Tools have existed in the traditional sense for a long time. Generally, a tool is utilized to hide complexity and all of the issues underneath the tool itself. The tool has intelligence to comprehend all of the challenges below it, but it really abstracts that from the user.
We think that instead of buying three or four database types, a structured database, something that can handle text, a solution that handles semi-structured or structured, or even a high performance analytical engine for that matter — what if the tool chain abstracts much of that complexity? This means the tools that you use every day can comprehend any database type, data structure type, or any vendor changes or nuances between platforms.
That’s the strategy we’re pursuing at Dell. We’re defining a set of tools, not the underlying technologies or proliferation of technologies, but the tools themselves, so that the day-to-day operations are hidden from the complexity of those underlying sources of vendor, data type, and location.
That’s how we really came at it — from a tool-chain perspective, as opposed to deploying additional technologies. We’re looking to enable customers to leverage those technologies for a smoother, more efficient, and more effective operation.
Gardner: Am I right then in understanding that this is at more of a meta level, above the underlying technologies, but that, in a sense, makes the whole greater than the sum of the parts of those technologies?

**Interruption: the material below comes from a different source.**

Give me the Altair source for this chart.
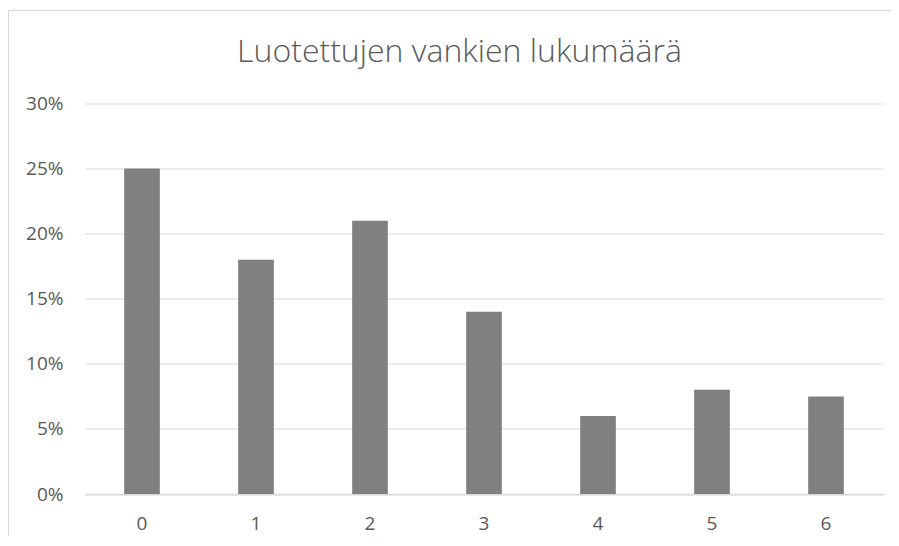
import altair as alt
import pandas as pd

categories = ["0", "1", "2", "3", "4", "5", "6"]
values = [0.25, 0.18, 0.21, 0.14, 0.06, 0.08, 0.075]
y_ticks = [0, 0.05, 0.10, 0.15, 0.20, 0.25, 0.30]
title_text = "Luotettujen vankien lukumäärä"

df = pd.DataFrame({"cat": categories, "val": values})

FONT = "Open Sans"
TXT = "#595959"
GRID = "#d9d9d9"

bars = alt.Chart(df).mark_bar(color="#808080").encode(
    x=alt.X("cat:N", sort=categories, title=None,
            scale=alt.Scale(paddingInner=0.687, paddingOuter=0.3435),
            axis=alt.Axis(labelAngle=0, ticks=False, grid=False, domainColor=GRID, domainWidth=1.5,
                          labelPadding=20, labelFontSize=19, labelColor=TXT, labelFont=FONT)),
    y=alt.Y("val:Q", title=None,
            scale=alt.Scale(domain=[0, 0.3]),
            axis=alt.Axis(values=y_ticks, format=".0%", ticks=False, domain=False,
                          gridColor=GRID, gridWidth=1.2, labelPadding=22,
                          labelFontSize=19, labelColor=TXT, labelFont=FONT)),
)

one = pd.DataFrame({"k": [0]})

frame_top = alt.Chart(one).mark_rule(stroke=GRID, strokeWidth=1.2).encode(
    x=alt.value(-76.5), x2=alt.value(806), y=alt.value(-93),
)
frame_left = alt.Chart(one).mark_rule(stroke=GRID, strokeWidth=1.2).encode(
    x=alt.value(-76.5), y=alt.value(-93), y2=alt.value(440),
)

title = alt.Chart(one).mark_text(
    text=title_text, font=FONT, fontSize=32, fontWeight=300, color=TXT,
    align="center", baseline="alphabetic",
).encode(x=alt.value(374.5), y=alt.value(-41.5))

chart = alt.layer(frame_top, frame_left, title, bars).properties(
    width=798, height=390.5,
    background="white",
    autosize=alt.AutoSizeParams(type="none"),
    padding={"left": 77, "top": 95.5, "right": 8, "bottom": 42},
).configure_view(stroke=None, strokeWidth=0)

chart.save("out.html", embed_options={"renderer": "svg", "actions": False})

Wolken: That’s a fair way of looking at it. Let’s just take data integration as a point. I can sometimes go after certain siloed data integration products. I can go after a data product that goes after cloud resources. I can get a data product that only goes after relational. I can get another data product to extract or load into Hive or Hadoop. But what if I had one that could do all of that? Rather than buying separate ones for the separate use cases, what if you just had one?
Metadata, in one way, is a descriptor language, if I use it in that sense. Can I otherwise just see and describe everything below it, or can I actually manipulate it as well? So in that sense, it’s a real tool to actually manipulate and cause the effective change in the environment.